Not sure if that helps! Obviously can write a lot on this topic…

Q: I’d like to buy my husband a weekend bag. Suggestions?

A: I’d look at the one by Paravel (love love love — and can be personalized) or the one by Filson. (Mr. Magpie uses their briefcase — incidentally, a really good gift for a loved one. They never think they need it and then they use it every day.)

P.S. Life lately: postpartum edition, including all of my favorite products.

P.P.S. Some of my favorite products from winter — I still love all of them.

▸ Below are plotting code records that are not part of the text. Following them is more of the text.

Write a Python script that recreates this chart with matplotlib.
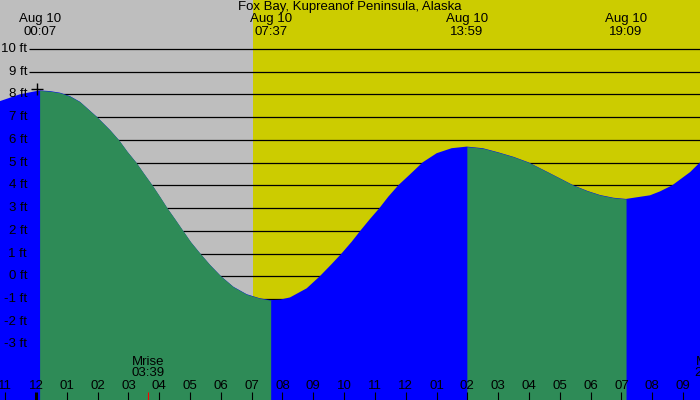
import matplotlib
matplotlib.use("Agg")
import matplotlib.pyplot as plt
import matplotlib.transforms as mtransforms
import numpy as np

plt.rcParams['font.family'] = ['Liberation Sans', 'DejaVu Sans']

title = "Fox Bay, Kupreanof Peninsula, Alaska"

# tide curve (hours since midnight, feet)
curve_hours = [-1.168, -0.52, 0.117, 0.454, 0.779, 1.10, 1.428, 1.99, 2.402, 2.694,
               2.963, 3.246, 3.505, 3.775, 4.025, 4.262, 4.512, 4.761, 5.021, 5.323,
               5.648, 6.005, 6.404, 6.839, 7.27, 7.617, 7.92, 8.244, 8.786, 9.218,
               9.598, 9.922, 10.247, 10.549, 10.841, 11.142, 11.435, 11.759, 12.139,
               12.551, 13.005, 13.492, 13.983, 14.5, 15.0, 15.5, 15.98, 16.68, 17.44,
               17.9, 18.31, 18.75, 19.15, 19.93, 20.25, 20.65, 21.23, 21.55]
curve_ft = [7.70, 8.0, 8.17, 8.14, 8.07, 7.92, 7.67, 6.99, 6.43, 5.98,
            5.48, 5.01, 4.51, 4.00, 3.49, 2.99, 2.51, 2.02, 1.51, 1.01,
            0.50, 0.00, -0.46, -0.79, -0.97, -1.05, -1.03, -0.93, -0.53, 0.01,
            0.54, 1.01, 1.52, 2.04, 2.52, 2.99, 3.50, 4.00, 4.48,
            5.01, 5.41, 5.63, 5.70, 5.63, 5.45, 5.25, 5.01, 4.53, 4.00,
            3.75, 3.57, 3.45, 3.40, 3.56, 3.73, 4.00, 4.58, 5.01]

# high / low tides
extreme_hours = [0.117, 7.617, 13.983, 19.15]
extreme_labels = ["00:07", "07:37", "13:59", "19:09"]
extreme_date = "Aug 10"

sunrise = 7.04
moon_events = [("Mrise", "03:39", 3.65), ("Mset", "21:54", 21.9)]

levels_ft = list(range(-3, 11))
hours = list(range(-1, 22))

x_min, x_max = -1.168, 21.55
y_min, y_max = -5.44, 12.145

night_color = "#bebebe"
day_color = "#cccc00"
fall_color = "#2e8b57"
rise_color = "#0000ff"
fs = 9.5

fig = plt.figure(figsize=(7, 4), dpi=100)
ax = fig.add_axes([0, 0, 1, 1])
ax.set_xlim(x_min, x_max)
ax.set_ylim(y_min, y_max)
ax.axis("off")

# day / night background
ax.axvspan(x_min, sunrise, color=night_color, zorder=0, linewidth=0)
ax.axvspan(sunrise, x_max, color=day_color, zorder=0, linewidth=0)

# level lines and labels
ax.hlines(levels_ft, -0.217, x_max, color="k", linewidth=0.9, zorder=1)
for lev in levels_ft:
    ax.text(-0.29, lev, f"{lev} ft", ha="right", va="center", fontsize=fs, zorder=5)

# tide fill: blue everywhere, green on top where the tide falls
t = np.array(curve_hours)
h = np.array(curve_ft)
ax.fill_between(t, h, y_min, color=rise_color, linewidth=0, zorder=2)
bounds = [x_min] + extreme_hours + [x_max]
for a, b in zip(bounds[:-1], bounds[1:]):
    m = (t >= a - 1e-9) & (t <= b + 1e-9)
    seg_t, seg_h = t[m], h[m]
    if seg_h[-1] < seg_h[0]:
        ax.fill_between(seg_t, seg_h, y_min, color=fall_color, linewidth=0, zorder=3)

# marker at the first high tide
ax.plot(extreme_hours[0] - 0.07, curve_ft[2] + 0.05, marker="+", color="k",
        markersize=8, markeredgewidth=1, zorder=6)

trans = mtransforms.blended_transform_factory(ax.transData, ax.transAxes)

def py(p):
    return 1 - p / 400.0

ax.text((x_min + x_max) / 2, py(7.3), title, transform=trans, ha="center",
        va="center", fontsize=fs, zorder=6)
for xh, lab in zip(extreme_hours, extreme_labels):
    ax.text(xh, py(19.3), extreme_date, transform=trans, ha="center", va="center",
            fontsize=fs, zorder=6)
    ax.text(xh, py(31.7), lab, transform=trans, ha="center", va="center",
            fontsize=fs, zorder=6)

# hour ticks along the bottom
for hr in hours:
    lab = f"{(hr % 12) or 12:02d}"
    ax.text(hr, py(385.7), lab, transform=trans, ha="center", va="center",
            fontsize=fs, zorder=6)
    lw = 2.2 if hr == 0 else 0.8
    ax.plot([hr, hr], [py(392), py(400)], transform=trans, color="k", linewidth=lw,
            solid_capstyle="butt", zorder=6)

for name, tm, xh in moon_events:
    ax.text(xh, py(361.7), name, transform=trans, ha="center", va="center",
            fontsize=fs, zorder=6)
    ax.text(xh, py(373.3), tm, transform=trans, ha="center", va="center",
            fontsize=fs, zorder=6)
    ax.plot([xh, xh], [py(392), py(400)], transform=trans, color="red", linewidth=0.8,
            solid_capstyle="butt", zorder=6)

fig.savefig("out.png", dpi=100)
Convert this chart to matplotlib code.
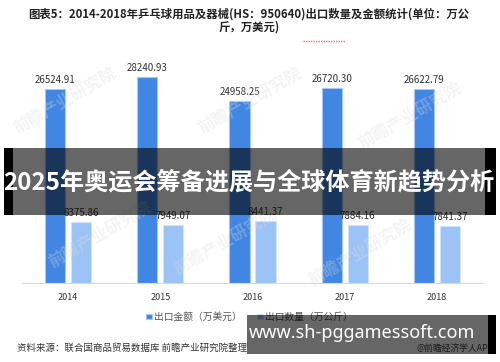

P.P.P.S. The best toddler gear.

12 Comments

  1. Such good advice here. I’m referring my NYC friends with babies specifically to this schools comment! So helpful.

    xx

  2. two comments, one big one little:

    Crib Sheets:
    Serena and Lily sheets are GREAT! We have used them for four years, across three kids and they get softer with each wear. Pottery Barn Kids were scratchy and small IMO.

    Schools:
    You know your kid(s) best. You know what may work for them, and what will NOT. Remember that! My son is outgoing, inquisitive, bright, and an easy social mixer. I do not request certain pairings or teachers for him, not that I don’t care, but because I know that he will be FINE. I save those conversations for my daughter, who does not have the same confidence, who needs help with social interactions, and some extra love around her physical limitations. Basically: advocate for your child when he/she needs you to! (you already do this!)

    1. This is FANTASTIC advice. Thanks, Anna! Such a good reminder as I prep for school.

      xx

  3. This advice is a goldmine, per usual. No clue what I’m going to do with my son once he ages out of his daycare — send him to the park and let the ducks teach him?—but the Montessori philosophy appeals. (As did the Waldorf, until I learned of their anti-vax strain, ugh.) But SPEAKING OF PRESCHOOL—did you catch the recent NYMag feature on the brouhaha at Grace Church School? As many noted, the screenplay writes itself.

  4. Re. crib sheets, Garbo & Friends has some gorgeous prints too! I’m waiting for the toddler bed upgrade to go full-on woodland botanicals 🙂

    Jen, do you have a favorite photo book company? I’d like to start making yearly albums now that we’ve moved past the one year baby book, so consistency is sort of key. I’ve used Artifact Uprising and Chatbooks in the past, but am looking for something new that is also clean, chic, and minimlistic (so a grouping over the years will look consistent). Sort of like Artifact Uprising quality without the price tag 🙂

    Any ideas?! xoxo

    1. Was not familiar with Garbo — thank you for that intro! Gorgeous! Love the woodland botanical theme.

      Ugh, unfortunately I don’t have a photo book company to recommend :/ I’ve never been on that train — we just do everything digitally via a shared iPhoto album and then print ones we love and frame them in isolation. I’ll keep my eyes peeled though. xx

  5. On Jennifer, you NAILED it! I love your picks (which I knew I would) and will order a few to decide. I’m really leaning toward the Nicholas dress as it is so perfect! Thank you, thank you, thank you!

    Love that bride’s veil too! I’m dying over her dress and veil. So simple and elegant!

    Schools! UGH!!! Unfortunately, this admissions process goes on forever! And colleges are the worst! Don’t even get me started. It is such bunk! Grrrrr! We went the Catholic school route but unfortunately it didn’t work out well so we switched to another academic private school which was a perfect fit! My advice (having done this for years!) Is two fold:
    1. If you like the headmaster, you will like the school. They drive the ship and everyone answers to them.
    2. LISTEN to your child! If they are not happy with a school, get out of there asap! I kept saying, kids are kids and some are not nice! No, my biggest mistake was not listening when he said he didn’t like it. LISTEN!!!
    Thanks again!
    So happy!!! 😉

    1. Yay! So glad some of these were a fit for you!! 🙂

      Great tips on school w/r/t children. Really interesting point on the headmaster. Hadn’t thought of that, but it makes sense — just as in any business, it’s important to get a sense for the leadership before joining/taking a job. Culture flows from the top down.